Saturday, March 8, 2014

Canada's shipbuilding program billions over budget - before building any ships!

I'm waiting for the politicians to blame the wage demands of the folks in coveralls for these cost overruns, even though it appears there's been precious little building of ships in the much bally-hooed shipbuilding program.

In his article Mr. Milewski approvingly notes the decision by the Royal Navy to outsource construction of new navy vessels to South Korea. That's a stunning come-down for an empire that once ruled the seven seas, isn't it? Thanks to Mrs. Thatcher's policy of de-industrialization, the UK can no longer build her own battleships.

Then again, why would you want to, when South Korean industry can build them so much cheaper? If you think that's due to Daewoo and Samsung paying third world wages, you'd be wrong. According to this article from Shippingwatch shipyard workers in South Korea have achieved virtual wage parity with American and British workers.

The efficiency advantage for the Koreans obviously comes from somewhere else, and that can only be the management side.
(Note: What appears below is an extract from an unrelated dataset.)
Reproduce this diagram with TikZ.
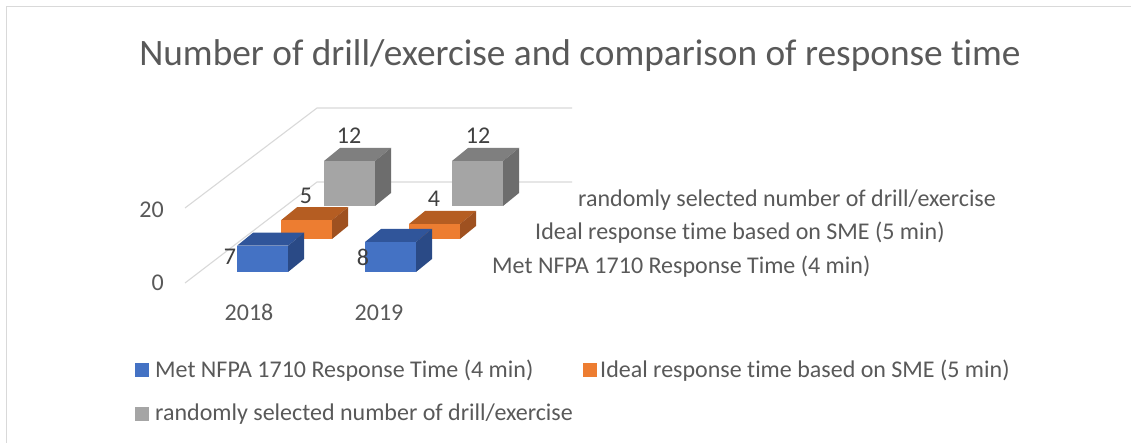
\documentclass[tikz,border=0pt]{standalone}
\usepackage{fontspec}
\setmainfont{Carlito}[Ligatures={NoCommon}]

\definecolor{framegray}{HTML}{D9D9D9}
\definecolor{gridgray}{HTML}{D9D9D9}
\definecolor{txtgray}{HTML}{595959}
\definecolor{lblgray}{HTML}{404040}
\definecolor{bluefront}{HTML}{4472C4}
\definecolor{bluetop}{HTML}{30559A}
\definecolor{blueside}{HTML}{2A4A86}
\definecolor{orangefront}{HTML}{ED7D31}
\definecolor{orangetop}{HTML}{B55D22}
\definecolor{orangeside}{HTML}{9F5120}
\definecolor{grayfront}{HTML}{A5A5A5}
\definecolor{graytop}{HTML}{7F7F7F}
\definecolor{grayside}{HTML}{6D6D6D}

% a 3-D column: front-bottom-left corner (#1,#2), height #3, colour set #4
\newcommand\drawcuboid[4]{%
  \fill[#4top] (#1,#2-#3) -- ++(16,-13) -- ++(51,0) -- ++(-16,13) -- cycle;
  \fill[#4side] (#1+51,#2) -- ++(16,-13) -- ++(0,-#3) -- ++(-16,13) -- cycle;
  \fill[#4front] (#1,#2) rectangle ++(51,-#3);
}

\begin{document}
\begin{tikzpicture}[x=1pt,y=-1pt,
  grid/.style={draw=gridgray,line width=1.1pt},
  frameline/.style={draw=framegray,line width=1.8pt},
  txt/.style={inner sep=0pt,text=txtgray,font=\fontsize{24}{24}\selectfont},
  datalbl/.style={inner sep=0pt,text=lblgray,font=\fontsize{24}{24}\selectfont,anchor=base},
  titletxt/.style={inner sep=0pt,text=txtgray,font=\fontsize{37.3}{38}\selectfont,anchor=base},
  legsq/.style={minimum size=14pt,inner sep=0pt}]
\useasboundingbox (0,0) rectangle (1131,443);
\fill[white] (0,0) rectangle (1131,443);

% chart frame
\draw[frameline] (6.5,443) -- (6.5,6.5) -- (1131,6.5);

% title
\node[titletxt] (title) at (580,66) {Number of drill/exercise and comparison of response time};

% side-wall and back-wall gridlines
\draw[grid] (185,283) -- (317,182) -- (572,182);
\draw[grid] (185,208) -- (317,108) -- (572,108);

% value axis
\node[txt,anchor=base east] (v20) at (164,217.5) {20};
\node[txt,anchor=base east] (v0) at (164,290.5) {0};

% category axis
\node[txt,anchor=base] (c2018) at (249,320.5) {2018};
\node[txt,anchor=base] (c2019) at (379,320.5) {2019};

% columns, back row first
\drawcuboid{324}{206}{45}{gray}
\drawcuboid{452}{206}{45}{gray}
\drawcuboid{281}{239}{18.75}{orange}
\drawcuboid{409}{239}{15}{orange}
\drawcuboid{237}{272}{26.25}{blue}
\drawcuboid{365}{272}{30}{blue}

% data labels
\node[datalbl] (d12a) at (349,143.5) {12};
\node[datalbl] (d12b) at (478,143.5) {12};
\node[datalbl] (d5) at (306,203.5) {5};
\node[datalbl] (d4) at (434,206.5) {4};
\node[datalbl] (d7) at (230,264.5) {7};
\node[datalbl] (d8) at (363,265.5) {8};

% series (depth) axis
\node[txt,anchor=base west] (s3) at (578,207) {randomly selected number of drill/exercise};
\node[txt,anchor=base west] (s2) at (535,240) {Ideal response time based on SME (5 min)};
\node[txt,anchor=base west] (s1) at (492,273) {Met NFPA 1710 Response Time (4 min)};

% legend
\node[legsq,fill=bluefront] (k1) at (142,370) {};
\node[txt,anchor=base west] (l1) at (155,377.5) {Met NFPA 1710 Response Time (4 min)};
\node[legsq,fill=orangefront] (k2) at (590,370) {};
\node[txt,anchor=base west] (l2) at (600,377.5) {Ideal response time based on SME (5 min)};
\node[legsq,fill=grayfront] (k3) at (142,414) {};
\node[txt,anchor=base west] (l3) at (155,420) {randomly selected number of drill/exercise};
\end{tikzpicture}
\end{document}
It is abundantly clear that the Canadian "procurement process" is wildly top-heavy with planners, analysts, and consultants of all stripes busily creating busy-work for one another.

Not much has changed from the Saint John Shipbuilding days. All our work was supposedly coordinated by "planners" whose job it was to ensure that work progressed seamlessly. What a hoot that was!

You could spend most of a shift trying to hunt down the "planner" responsible for your daily debacle, and then try to explain why it was impossible to install this or that part because one end attached to a module already in the drydock while the other attached to one still in the mod shop. By and large these folks were university educated but didn't know anything about either ships or metal fabrication. It was a non-stop clusterfuck, and productivity would have shot through the roof had Mr. Irving found it within himself to fire the lot of them.

I strongly suspect that many of them have now found employment doing "planning" for Canada's latest shipbuilding program.